The company has already launched a fully electric truck as well as a plug-in hybrid truck. In a few years’ time, Scania plans to introduce long-distance electric trucks that will be able to carry a total weight of 40 tonnes for 4.5 hours, and fast charge during the drivers’ compulsory 45-minute rest.
The long term goal of Scania is to continue electrification and increase electrified vehicle share out of the total sales in Europe to 10 per cent by 2025, and 50 per cent by 2030.
Scania has invested in hydrogen technologies and is currently the only heavy-duty vehicle manufacturer with vehicles in operations with customers.
The engineers have gained valuable insights from these early tests and efforts will continue. However, going forward the use of hydrogen for such applications will be limited since three times as much renewable electricity is needed to power a hydrogen truck compared to a battery electric truck.
A great deal of energy is namely lost in the production, distribution, and conversion back to electricity, Scania says.
Repair and maintenance also need to be considered.

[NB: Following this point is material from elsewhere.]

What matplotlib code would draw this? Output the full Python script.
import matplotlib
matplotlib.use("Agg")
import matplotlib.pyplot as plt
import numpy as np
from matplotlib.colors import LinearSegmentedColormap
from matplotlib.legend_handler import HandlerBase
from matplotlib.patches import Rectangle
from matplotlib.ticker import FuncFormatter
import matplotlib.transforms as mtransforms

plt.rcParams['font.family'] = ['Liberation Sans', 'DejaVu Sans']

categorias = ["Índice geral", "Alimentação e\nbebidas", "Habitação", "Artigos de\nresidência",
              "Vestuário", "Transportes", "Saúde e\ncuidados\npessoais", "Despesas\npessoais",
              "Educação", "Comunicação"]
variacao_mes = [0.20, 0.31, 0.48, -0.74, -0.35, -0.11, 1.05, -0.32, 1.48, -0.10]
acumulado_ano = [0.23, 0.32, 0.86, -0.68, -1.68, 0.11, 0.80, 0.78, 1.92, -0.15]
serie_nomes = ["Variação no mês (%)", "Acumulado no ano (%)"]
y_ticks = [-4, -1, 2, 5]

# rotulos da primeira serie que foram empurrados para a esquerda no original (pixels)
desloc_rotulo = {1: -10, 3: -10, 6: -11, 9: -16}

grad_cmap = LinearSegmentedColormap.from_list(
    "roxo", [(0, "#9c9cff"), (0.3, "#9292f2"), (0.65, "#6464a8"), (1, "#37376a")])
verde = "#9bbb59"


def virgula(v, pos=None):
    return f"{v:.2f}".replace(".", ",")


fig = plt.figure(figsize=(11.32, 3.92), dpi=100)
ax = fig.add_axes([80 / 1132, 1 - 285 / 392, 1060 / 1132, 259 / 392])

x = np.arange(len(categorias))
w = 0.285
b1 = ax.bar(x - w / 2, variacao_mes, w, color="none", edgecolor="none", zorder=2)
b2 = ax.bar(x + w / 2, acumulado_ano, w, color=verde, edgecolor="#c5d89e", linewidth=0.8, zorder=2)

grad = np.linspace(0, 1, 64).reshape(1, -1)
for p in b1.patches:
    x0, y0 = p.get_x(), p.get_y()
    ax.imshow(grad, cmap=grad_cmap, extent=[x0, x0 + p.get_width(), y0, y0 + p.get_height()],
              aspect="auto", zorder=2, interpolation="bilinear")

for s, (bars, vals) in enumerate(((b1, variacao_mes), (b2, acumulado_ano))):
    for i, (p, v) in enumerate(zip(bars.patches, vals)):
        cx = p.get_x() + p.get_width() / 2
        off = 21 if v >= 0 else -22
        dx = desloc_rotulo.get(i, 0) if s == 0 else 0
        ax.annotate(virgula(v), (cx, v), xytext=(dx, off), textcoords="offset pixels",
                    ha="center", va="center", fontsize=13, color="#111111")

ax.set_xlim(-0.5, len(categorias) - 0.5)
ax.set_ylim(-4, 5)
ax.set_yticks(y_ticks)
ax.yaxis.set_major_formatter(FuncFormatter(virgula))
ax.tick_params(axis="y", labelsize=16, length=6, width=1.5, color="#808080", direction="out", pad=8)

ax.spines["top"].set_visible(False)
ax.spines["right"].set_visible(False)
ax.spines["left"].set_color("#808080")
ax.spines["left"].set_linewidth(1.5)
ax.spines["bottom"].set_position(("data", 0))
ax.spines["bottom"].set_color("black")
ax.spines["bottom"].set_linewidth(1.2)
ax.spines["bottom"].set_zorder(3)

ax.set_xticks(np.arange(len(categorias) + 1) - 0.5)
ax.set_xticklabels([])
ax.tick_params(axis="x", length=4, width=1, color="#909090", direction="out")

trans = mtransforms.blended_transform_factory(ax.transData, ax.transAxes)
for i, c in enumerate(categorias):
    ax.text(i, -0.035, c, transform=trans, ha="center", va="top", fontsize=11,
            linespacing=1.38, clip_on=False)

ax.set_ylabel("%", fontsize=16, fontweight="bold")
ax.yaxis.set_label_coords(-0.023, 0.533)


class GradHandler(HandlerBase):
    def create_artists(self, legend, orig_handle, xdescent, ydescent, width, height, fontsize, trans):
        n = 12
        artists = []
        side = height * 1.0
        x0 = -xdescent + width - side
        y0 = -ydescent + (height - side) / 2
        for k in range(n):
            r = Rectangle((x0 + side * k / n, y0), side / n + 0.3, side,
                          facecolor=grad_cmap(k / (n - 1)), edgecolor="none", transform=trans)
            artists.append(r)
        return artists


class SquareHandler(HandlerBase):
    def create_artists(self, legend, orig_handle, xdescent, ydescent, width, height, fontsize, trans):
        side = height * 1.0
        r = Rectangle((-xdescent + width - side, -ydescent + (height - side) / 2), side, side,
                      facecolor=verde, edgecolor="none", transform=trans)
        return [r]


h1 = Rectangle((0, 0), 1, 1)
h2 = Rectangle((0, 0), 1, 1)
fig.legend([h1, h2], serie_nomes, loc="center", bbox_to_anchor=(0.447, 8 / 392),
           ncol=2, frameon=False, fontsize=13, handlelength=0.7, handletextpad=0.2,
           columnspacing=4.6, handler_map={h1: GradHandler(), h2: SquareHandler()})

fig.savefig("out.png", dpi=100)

The cost for a hydrogen vehicle will be higher than for a battery electric vehicle as its systems are more complex, such as an extensive air- and cooling system. Furthermore, hydrogen is a volatile gas which requires more maintenance to ensure safety.
However, hydrogen is a promising energy carrier; good way of storing energy over long cycles, and will play an important role in decarbonisation if produced in an environmentally friendly way. Scania looks forward to sourcing fossil free steel for its trucks as hydrogen will play a greater role in several industries.
Stationary fuel cells are an important component of the electric charging system. This solution is especially promising in areas with abundant renewable energy, and in rural areas off the main electricity grid.
Scania’s science based climate targets will see the company cut CO2 emissions from its own operations by 50 per cent by 2025, as well as reduce emissions from the customers’ vehicles by 20 per cent during the same period.
The company commits to launch at least one new electric product application in the bus and truck segment every year. At the same time, societal investments in a solid infrastructure for battery electric vehicles remains a priority.